— DATA —
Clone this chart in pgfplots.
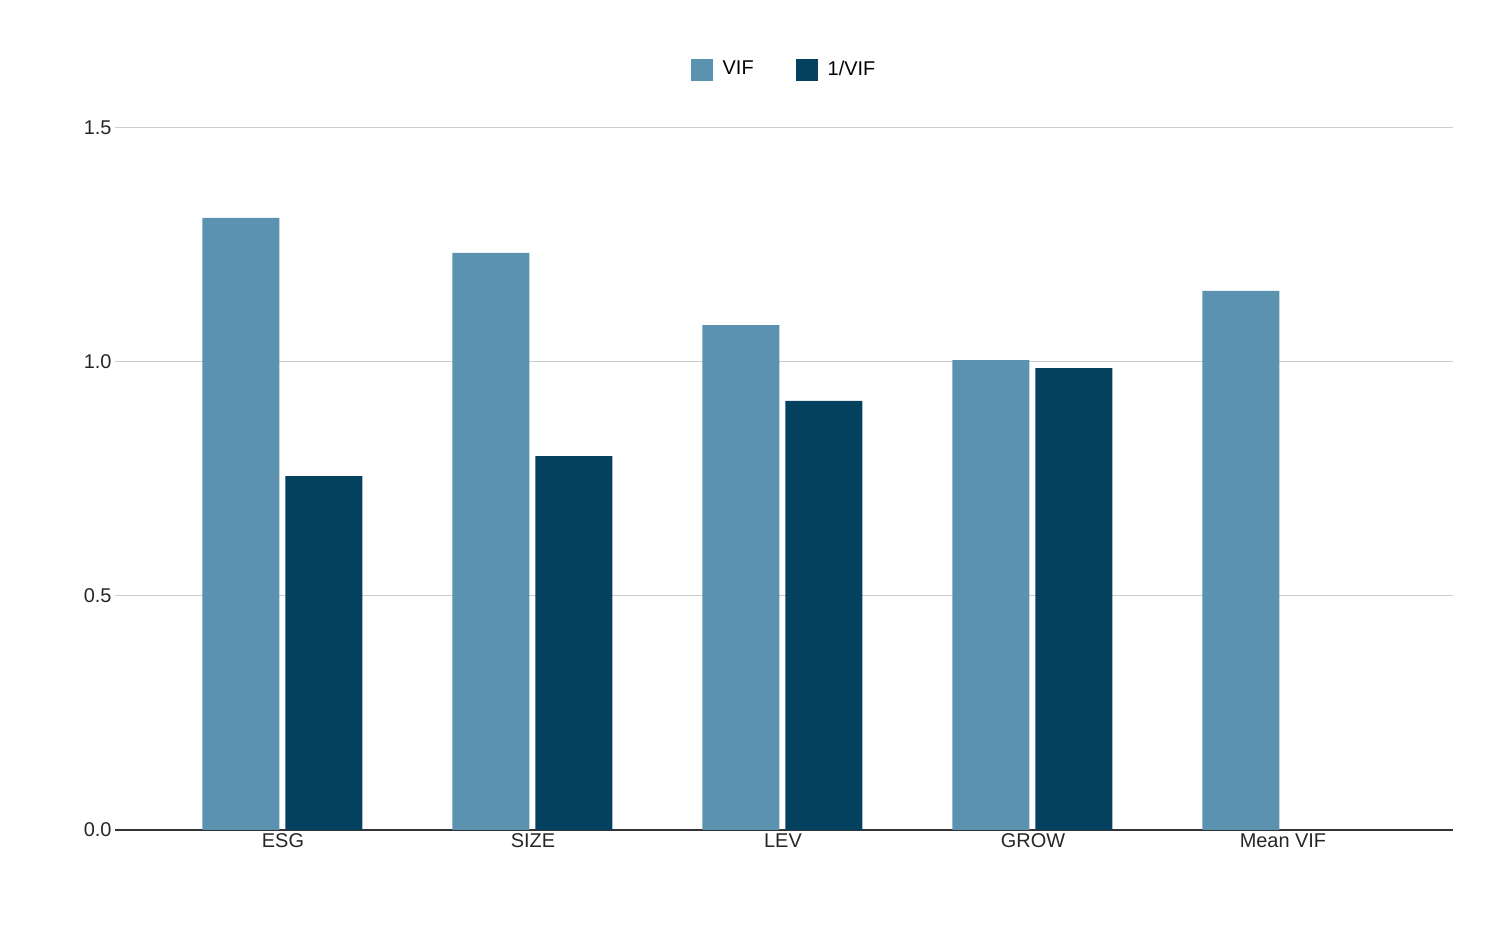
\documentclass[border=0pt]{standalone}
\usepackage{pgfplots}
\pgfplotsset{compat=1.18}
\usepackage{fontspec}
\setmainfont{Liberation Sans}
\definecolor{vif}{HTML}{5A92B0}
\definecolor{inv}{HTML}{03415E}
\begin{document}
\begin{tikzpicture}
\path (-115bp,-98bp) rectangle (1385bp,830bp);
\begin{axis}[
  at={(0,0)}, anchor=south west,
  scale only axis, width=1338bp, height=702bp,
  xmin=-0.672, xmax=4.68, ymin=0, ymax=1.5,
  ytick={0,0.5,1,1.5},
  yticklabel style={/pgf/number format/.cd,fixed,fixed zerofill,precision=1},
  /pgf/number format/assume math mode=true,
  xtick={0,1,2,3,4},
  xticklabels={ESG,SIZE,LEV,GROW,Mean VIF},
  tick label style={font=\fontsize{20}{24}\selectfont, text=black!85},
  major tick length=0pt,
  ymajorgrids, grid style={gray!40, line width=1pt},
  axis line style={draw=none},
  extra y ticks={0}, extra y tick labels={},
  extra y tick style={grid style={black!80,line width=1.2pt}},
  legend style={at={(0.5,1)}, anchor=south, yshift=45bp, draw=none, legend columns=2,
    font=\fontsize{20}{24}\selectfont,
    /tikz/every odd column/.append style={column sep=8bp},
    /tikz/every even column/.append style={column sep=40bp}},
  ybar, bar width=0.308,
  legend image code/.code={\fill[#1] (0bp,-12bp) rectangle (22bp,10bp);},
]
\addplot[fill=vif, draw=none, bar shift=-0.168] coordinates {(0,1.308) (1,1.233) (2,1.079) (3,1.004) (4,1.152)};
\addplot[fill=inv, draw=none, bar shift=0.164] coordinates {(0,0.756) (1,0.799) (2,0.917) (3,0.987)};
\legend{VIF,1/VIF}
\end{axis}
\end{tikzpicture}
\end{document}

— WHAT IS BEING ASKED —
Take the listing above and print it exactly, apart from the pictures.

— SOLUTION TO THIS TASK —
Clone this chart in pgfplots.
\documentclass[border=0pt]{standalone}
\usepackage{pgfplots}
\pgfplotsset{compat=1.18}
\usepackage{fontspec}
\setmainfont{Liberation Sans}
\definecolor{vif}{HTML}{5A92B0}
\definecolor{inv}{HTML}{03415E}
\begin{document}
\begin{tikzpicture}
\path (-115bp,-98bp) rectangle (1385bp,830bp);
\begin{axis}[
  at={(0,0)}, anchor=south west,
  scale only axis, width=1338bp, height=702bp,
  xmin=-0.672, xmax=4.68, ymin=0, ymax=1.5,
  ytick={0,0.5,1,1.5},
  yticklabel style={/pgf/number format/.cd,fixed,fixed zerofill,precision=1},
  /pgf/number format/assume math mode=true,
  xtick={0,1,2,3,4},
  xticklabels={ESG,SIZE,LEV,GROW,Mean VIF},
  tick label style={font=\fontsize{20}{24}\selectfont, text=black!85},
  major tick length=0pt,
  ymajorgrids, grid style={gray!40, line width=1pt},
  axis line style={draw=none},
  extra y ticks={0}, extra y tick labels={},
  extra y tick style={grid style={black!80,line width=1.2pt}},
  legend style={at={(0.5,1)}, anchor=south, yshift=45bp, draw=none, legend columns=2,
    font=\fontsize{20}{24}\selectfont,
    /tikz/every odd column/.append style={column sep=8bp},
    /tikz/every even column/.append style={column sep=40bp}},
  ybar, bar width=0.308,
  legend image code/.code={\fill[#1] (0bp,-12bp) rectangle (22bp,10bp);},
]
\addplot[fill=vif, draw=none, bar shift=-0.168] coordinates {(0,1.308) (1,1.233) (2,1.079) (3,1.004) (4,1.152)};
\addplot[fill=inv, draw=none, bar shift=0.164] coordinates {(0,0.756) (1,0.799) (2,0.917) (3,0.987)};
\legend{VIF,1/VIF}
\end{axis}
\end{tikzpicture}
\end{document}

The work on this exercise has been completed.